Thornhill has experienced several muggings and assaults while living on the streets in Springfield and Xenia. She keeps a copy of each incident report inside of a file folder that she carries with her.
“I got assaulted a lot. People would randomly mug me and slug me,” said Thornhill.
Not only does she have seizures, but she said, “I have severe anxiety and severe PTSD. It’s classified as severe. Those are my mental issues right now. Physically, I have heart arrhythmia, I have to take medicine to regulate my heart rate.”
“I tried weed,” said Thornhill. It was early spring and she was living on the streets in Xenia. One of the young people she met had asked her to hold onto “a large amount of marijuana” while he went down the street to get food.
“I was hanging around an abandoned store in Xenia when this cop came by and started circling the parking lot, so down the hatch it went,” said Thornhill. “I consumed all of it. I ate it. It was awful.”
She said the cop disappeared so she “basically ate it for nothing.” Thornhill, who had never tried marijuana before, said it hit her hard.
“Hours later I started feeling it in my system and I was so high I walked all the way out of Greene County. There were people calling the police because I was singing really loud walking down the sidewalk,” said Thornhill. “I remember telling the cop, I just want to go for my walk, it feels really good outside. He said, ‘It’s 4 a.m.’ and then the officer said, ‘I know you’re high.’ So I told the officer, ‘Look, officer, I just consumed a large amount of marijuana.’”
The officer took her to the psych ward at Miami Valley Hospital.
“He said I was talking about nonsense in the backseat. Thor was with me and I went into a seizure so the officer pulls over because I’m non-responsive. Thor hops out of the vehicle, onto the highway. I woke up to ambulance lights and it was really intense. We were both checked into the psych ward by 6 a.m. The doctors said there was nothing wrong with me, I was just getting down from a high,” said Thornhill.
Thornhill knows about heroin and other drugs from meeting people while living on the streets in Xenia.
“I knew a lot of people who smoked meth. Meth and heroin are popular here,” said Thornhill. She estimated that she has met anywhere from 20 to 30 young people who live on the streets in Xenia. A lot of them, she said, are habitual drug users. But she said she has heard the horror stories and since she had a bad experience with marijuana, decided not to try any of the other drugs that are passed around. Thornhill said the only addiction issue she had was to alcohol, and that was before she was pregnant.

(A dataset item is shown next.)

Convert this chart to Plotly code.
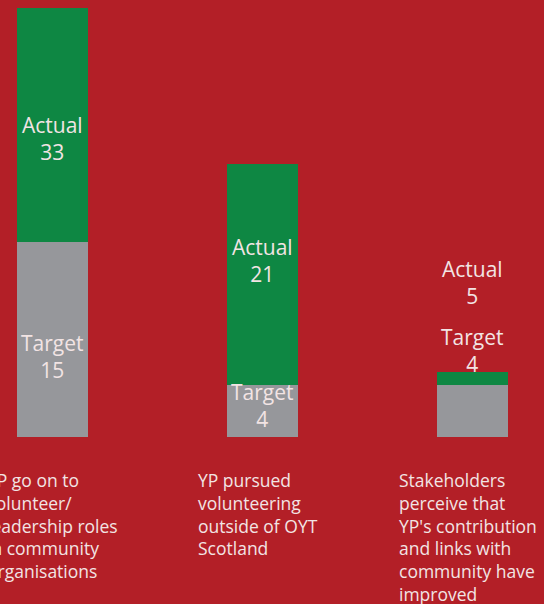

“It’s very unfortunate, but it’s very depressing to be homeless and drinking relaxes you. To me it just made me fall asleep. I know a lot of people who have depression issues and are homeless tend to drink to drown their sorrows, in a sense,” said Thornhill.

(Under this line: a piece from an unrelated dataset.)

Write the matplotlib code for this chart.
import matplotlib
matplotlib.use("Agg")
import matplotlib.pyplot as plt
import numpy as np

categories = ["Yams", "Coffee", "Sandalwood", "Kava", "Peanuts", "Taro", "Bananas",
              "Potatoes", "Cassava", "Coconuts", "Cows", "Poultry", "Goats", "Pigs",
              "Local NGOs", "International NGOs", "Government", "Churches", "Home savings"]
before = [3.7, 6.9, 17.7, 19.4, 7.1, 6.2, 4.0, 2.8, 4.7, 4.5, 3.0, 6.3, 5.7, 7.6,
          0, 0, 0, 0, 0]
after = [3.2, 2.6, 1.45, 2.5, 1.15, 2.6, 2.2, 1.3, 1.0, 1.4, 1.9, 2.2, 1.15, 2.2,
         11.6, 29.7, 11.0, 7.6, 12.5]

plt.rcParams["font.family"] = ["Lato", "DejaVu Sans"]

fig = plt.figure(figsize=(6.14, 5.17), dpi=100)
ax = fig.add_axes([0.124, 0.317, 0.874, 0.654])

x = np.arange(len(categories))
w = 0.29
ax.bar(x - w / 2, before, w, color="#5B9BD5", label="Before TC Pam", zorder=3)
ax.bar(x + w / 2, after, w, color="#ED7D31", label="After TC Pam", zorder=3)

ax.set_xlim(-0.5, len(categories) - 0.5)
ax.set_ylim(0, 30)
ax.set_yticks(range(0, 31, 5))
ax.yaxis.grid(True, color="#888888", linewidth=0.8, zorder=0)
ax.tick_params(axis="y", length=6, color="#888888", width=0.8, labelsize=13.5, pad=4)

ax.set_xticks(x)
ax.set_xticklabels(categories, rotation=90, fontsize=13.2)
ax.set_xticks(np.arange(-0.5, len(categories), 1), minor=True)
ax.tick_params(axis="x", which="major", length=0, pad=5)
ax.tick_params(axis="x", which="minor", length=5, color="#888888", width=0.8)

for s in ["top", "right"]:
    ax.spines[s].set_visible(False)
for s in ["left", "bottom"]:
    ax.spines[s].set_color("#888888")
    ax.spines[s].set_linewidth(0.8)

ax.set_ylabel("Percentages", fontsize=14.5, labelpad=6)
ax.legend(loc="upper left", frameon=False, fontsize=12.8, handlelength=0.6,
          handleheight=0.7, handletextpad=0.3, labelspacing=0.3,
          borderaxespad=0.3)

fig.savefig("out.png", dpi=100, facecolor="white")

The day she found out she was pregnant, she decided to discontinue doing anything that would harm her or her child, including smoking cigarettes.
With the baby due in eight weeks, Thornhill has a hospital bag packed and the car seat ready. She said her mom has been supportive, and she still calls her sometimes and cries. She plans to be moved into a low-income Greene County Metropolitan Housing building by the end of the year. It will have 24-hour camera surveillance and it will give Thornhill a safe space to raise her son.
“It’s really hard, my application process took five months. They get really thorough and want to know why they should give you free housing before they can just give you free housing,” said Thornhill.
At 31 weeks pregnant, she said her son is due Feb. 13, “The day before Valentine’s Day.”
She said she’s optimistic about the future.
“Through all of this, I think what I have learned is to never give up. Never give up that you’re not going to have a safe place to live. I want people to know there can be struggles, but definitely grasp the resources that you can obtain. Get help. Always seek help with everything, from drug problems to homelessness to domestic violence. Get help, and things will get better,” Thornhill said.